Lope de Aguirre was a murderous Basque-born adventurer who blazed a bloody trail across Peru and down the Amazon in the mid-16th Century. He stole and cheated, killed Indians and his fellow Spaniards alike, razed villages. (His misdeeds were vividly depicted in the 1972 Werner Herzog film “Aguirre, Wrath of God.”) “No one who knew Aguirre,” Stephen Minta tells us in this volume, “ever wrote a good word about him.” That fact didn’t deter Minta, a senior lecturer in comparative literature at the University of York, in England, and the author of a scholarly work on Gabriel Garcia Marquez, from following in Aguirre’s footsteps--the physical, not the metaphorical--on a journey of his own through the upper portions of South America.

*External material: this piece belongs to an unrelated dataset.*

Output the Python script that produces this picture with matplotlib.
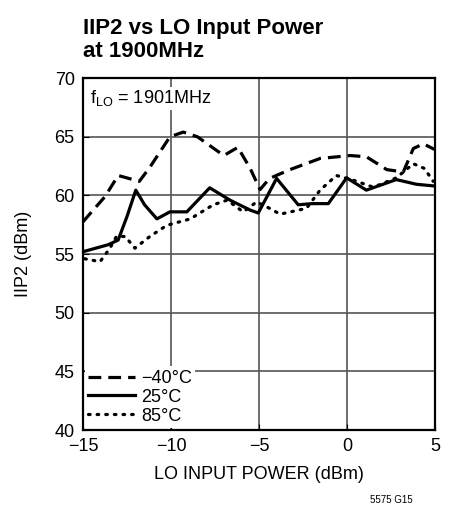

Inspired, he says, by both the beauty he saw and the cruelty he felt in the Peruvian city of Cuzco, whence Aguirre himself had set out, Minta and a childhood friend (identified only as Jane) travel across Peru, into Brazil and then to Venezuela. Along the way, Minta crosses not only rivers and borders but timelines, weaving past and present together with surprising grace. The result is a work that seems neither history nor travel book, but rather a kind of portrait of a region through time, well-written and often riveting. (I also like the epigraph with which Minta begins his acknowledgments: “Contrary to popular belief, those who travel are more dependent than those who stay at home, and they incur more obligations.”)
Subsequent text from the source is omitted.